Las acciones desestabilizadoras de Putin _ la anexión de la península de Crimea, la invasión de Ucrania, la guerra de sombras contra sus vecinos y los gobiernos de Occidente son los hechos más evidentes _ han hecho mucho más difícil ver a Moscú como cualquier cosa que no sea un adversario que debe de ser controlado, contenido y opuesto. A menos que seamos Trump.

Pero la trayectoria de eventos en el Medio Oriente, donde la gran estrategia de Estados Unidos ha resultado desastrosa y donde Washington se enfrenta a una cambiante gama de enemigos y rivales, sugiere la limitación de ver las cosas a través de una lenta de “nueva guerra fría”. El interés principal de Estados Unidos en Siria y otras partes no es contener la expansión de Rusia, como lo fuera decenios atrás.
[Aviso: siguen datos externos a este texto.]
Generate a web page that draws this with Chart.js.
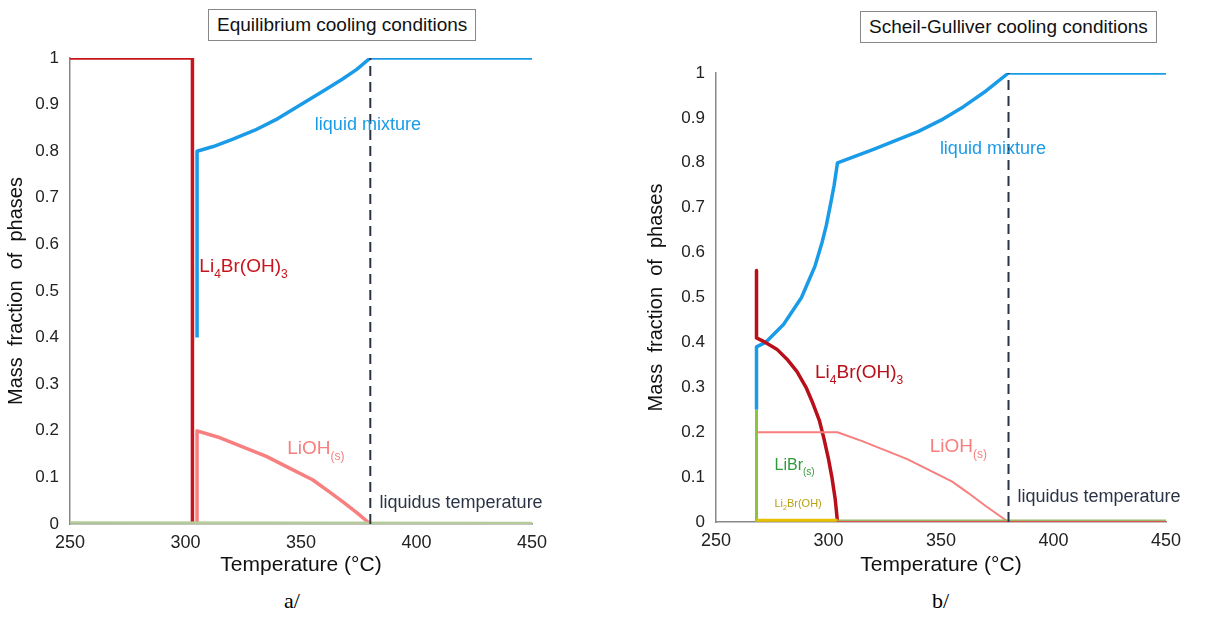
<!DOCTYPE html>
<html><head><meta charset="utf-8">
<script src="https://cdn.jsdelivr.net/npm/chart.js@4"></script>
<style>
body{margin:0;background:#fff;width:1216px;height:617px;position:relative;overflow:hidden;font-family:Arial,"Liberation Sans",sans-serif}
canvas{position:absolute;top:0}
.box{position:absolute;border:1px solid #888;background:#fff;font-size:19px;padding:4px 8px;color:#111;z-index:2}
.cap{position:absolute;font-family:"Liberation Serif",serif;font-size:22px;top:588px}
</style></head><body>
<canvas id="ca" width="560" height="582" style="left:0;width:560px;height:582px"></canvas>
<canvas id="cb" width="576" height="582" style="left:640px;width:576px;height:582px"></canvas>
<div class="box" style="left:208px;top:9px">Equilibrium cooling conditions</div>
<div class="box" style="left:860px;top:11px">Scheil-Gulliver cooling conditions</div>
<div class="cap" style="left:284px">a/</div>
<div class="cap" style="left:932px">b/</div>
<script>
// ----- data: equilibrium (a) -----
const aSolid = [[250,1],[303,1],[303,0]];
const aLiquid = [[305,0.4],[305,0.8],[312,0.81],[320,0.825],[330,0.845],[340,0.87],[350,0.9],[360,0.93],[368,0.955],[374,0.975],[380,1],[450,1]];
const aLiOH = [[305,0],[305,0.2],[315,0.185],[325,0.165],[335,0.145],[345,0.12],[355,0.095],[362,0.07],[368,0.048],[374,0.025],[380,0]];
const aBase = [[250,0.003],[450,0.002]];
// ----- data: Scheil-Gulliver (b) -----
const bLiquid = [[268,0.25],[268,0.39],[272,0.4],[276,0.42],[280,0.44],[284,0.47],[288,0.5],[291,0.535],[294,0.57],[297,0.62],[299,0.66],[301,0.71],[302.5,0.75],[304,0.8],[312,0.815],[320,0.83],[330,0.85],[340,0.87],[350,0.895],[360,0.925],[370,0.96],[380,1],[450,1]];
const bSolid = [[268,0.56],[268,0.41],[272,0.4],[277,0.385],[282,0.36],[286,0.335],[290,0.3],[293,0.265],[296,0.225],[298,0.185],[300,0.14],[301.5,0.1],[303,0.05],[304,0]];
const bLiOH = [[268,0.2],[304,0.2],[315,0.18],[325,0.16],[335,0.14],[345,0.115],[355,0.09],[362,0.065],[370,0.035],[380,0]];
const bLiBr = [[268,0],[268,0.25]];
const bLi2 = [[268,0.004],[304,0.004]];
const bBase = [[304,0.003],[450,0.003]];
const bZero = [[304,0],[450,0]];
const liquidusT = 380;
const xTicks = [250,300,350,400,450];

const pts = a => a.map(p => ({x:p[0], y:p[1]}));
const line = (d, c, w, extra) => Object.assign({data:pts(d), borderColor:c, borderWidth:w, showLine:true, pointRadius:0, fill:false, tension:0, borderJoinStyle:'round'}, extra||{});

const labelPlugin = {
  id:'labels',
  afterDatasetsDraw(chart){
    const {ctx, scales:{x,y}} = chart;
    (chart.options.plugins.labels.items||[]).forEach(it => {
      let px = x.getPixelForValue(it.x), py = y.getPixelForValue(it.y);
      ctx.save(); ctx.fillStyle = it.color; ctx.textBaseline='alphabetic';
      it.parts.forEach(p => {
        const sub = Array.isArray(p);
        const s = sub ? p[0] : p;
        ctx.font = (sub ? Math.round(it.size*0.65) : it.size) + 'px Arial';
        ctx.fillText(s, px, py + (sub ? it.size*0.3 : 0));
        px += ctx.measureText(s).width;
      });
      ctx.restore();
    });
  }
};

function makeChart(id, datasets, labels, yw, xh, top, right){
  new Chart(document.getElementById(id), {
    type:'scatter',
    data:{datasets},
    plugins:[labelPlugin],
    options:{
      responsive:false, animation:false,
      layout:{padding:{top, right, left:0, bottom:0}},
      plugins:{legend:{display:false}, tooltip:{enabled:false}, labels:{items:labels}},
      scales:{
        x:{type:'linear', min:250, max:450,
          afterBuildTicks: s => { s.ticks = xTicks.map(v => ({value:v})); },
          afterFit: s => { s.height = xh; },
          grid:{display:false}, border:{color:'#888', width:1.5},
          ticks:{color:'#222', font:{size:18, family:'Arial'}, padding:0},
          title:{display:true, text:'Temperature (°C)', color:'#111', font:{size:21, family:'Arial'}, padding:{top:2}}},
        y:{min:0, max:1,
          afterFit: s => { s.width = yw; },
          grid:{display:false}, border:{color:'#888', width:1.5},
          ticks:{stepSize:0.1, color:'#222', font:{size:17, family:'Arial'}, callback:v => +v.toFixed(1)},
          title:{display:true, text:'Mass  fraction  of  phases', color:'#111', font:{size:20, family:'Arial'}}}
      }
    }
  });
}

const dash = {borderDash:[10,6]};
makeChart('ca', [
  line([[liquidusT,0],[liquidusT,1.07]], '#2b3446', 2, dash),
  line(aBase, '#b5cc9a', 2.5),
  line(aLiOH, '#f77f7f', 3.5),
  line(aSolid, '#c8141c', 3.5),
  line(aLiquid, '#1a9be8', 3.5)
], [
  {x:306, y:0.54, color:'#c8141c', size:19, parts:['Li',['4'],'Br(OH)',['3']]},
  {x:356, y:0.845, color:'#1a9be8', size:18, parts:['liquid mixture']},
  {x:344, y:0.15, color:'#f77f7f', size:19, parts:['LiOH',['(s)']]},
  {x:384, y:0.035, color:'#2b3446', size:18, parts:['liquidus temperature']}
], 70, 58, 58, 28);

makeChart('cb', [
  line([[liquidusT,0],[liquidusT,1.13]], '#2b3446', 2, dash),
  line(bZero, '#e05050', 2),
  line(bBase, '#9ab86a', 2.5),
  line(bLi2, '#e8c000', 3),
  line(bLiBr, '#8cc43c', 3),
  line(bLiOH, '#f77f7f', 2),
  line(bSolid, '#b8101a', 3.5),
  line(bLiquid, '#1a9be8', 3.5)
], [
  {x:294, y:0.32, color:'#b8101a', size:19, parts:['Li',['4'],'Br(OH)',['3']]},
  {x:349.5, y:0.82, color:'#1a9be8', size:18, parts:['liquid mixture']},
  {x:345, y:0.155, color:'#f77f7f', size:19, parts:['LiOH',['(s)']]},
  {x:276, y:0.115, color:'#2e9a3a', size:16, parts:['LiBr',['(s)']]},
  {x:276, y:0.034, color:'#b8a010', size:11, parts:['Li',['2'],'Br(OH)']},
  {x:384, y:0.045, color:'#2b3446', size:18, parts:['liquidus temperature']}
], 76, 60, 73, 50);
</script>
</body></html>
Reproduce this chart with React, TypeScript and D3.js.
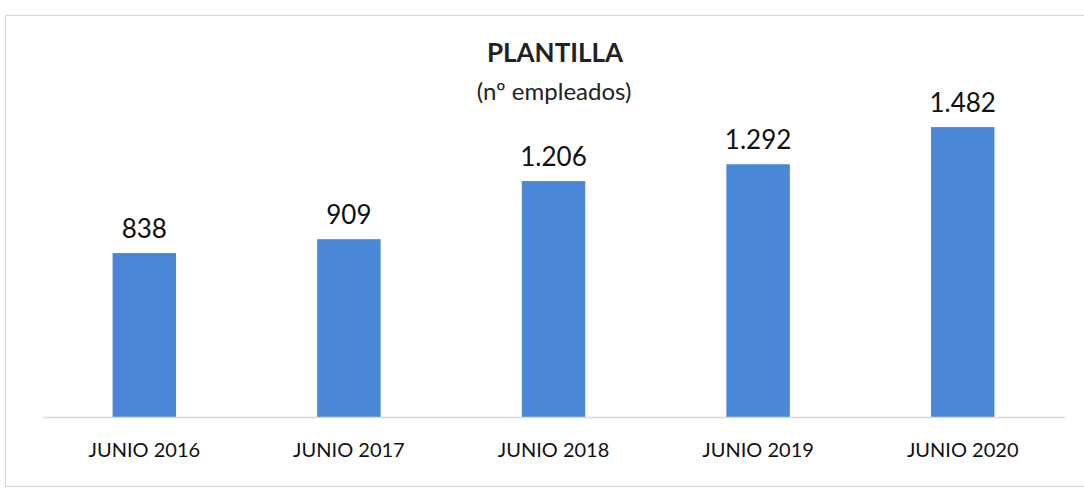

No, es contener al terrorismo yihadista, ponerle fin a la crisis de los refugiados, restablecer un orden básico de cualquier tipo. Y en todas esas tareas, Estados Unidos necesita una forma de colaborar con Rusia para llevarlas a cabo.

Lo cual nos lleva a una pregunta fundamental, una pregunta que deberían estar debatiendo ambos partidos: ¿Qué tanta razón tenía Romney? Rusia ciertamente ahora parece un rival geopolítico más peligrosa que hace cuatro años. Pero, ¿son el régimen de Putin y sus ambiciones revanchistas el mayor peligro al que podríamos enfrentarnos? ¿Más grande que el que plantea Al Qaeda, el Estado Islámico y sus epígonos? ¿Más grande que la mucho más rica, mucho más fuerte e igualmente autoritaria República Popular de China?

No basta decir que todos esos son peligros. Los estadistas deben establecer prioridades y las prioridades de Estados Unidos están peligrosamente abiertas e indefinidas.

Si los últimos cuatro años realmente fueron una obertura a la guerra fría 2.0, entonces Estados Unidos debe de remodelar su estrategia en el Medio Oriente y Asia con la mira puesta en ganar una guerra crepuscular con Rusia.

Pero si en el largo plazo Pekín es un rival más importante que Moscú, si las capacidades y ambiciones de China son más peligrosas que el audaz juego de mano blanda de Putin, entonces Estados Unidos necesita un camino para bajar la intensidad y cooperar con cautela con el régimen ruso.

Con su grotesca aceptación de la matonería de Putin, Trump no es un hombre que esté a la altura de esa tarea, ni de ninguna otra. Pero como ha resultado cierto tantas veces en esta campaña electoral, en medio de su locura podemos ver las preguntas que tendrán que plantearse los líderes de la próxima generación.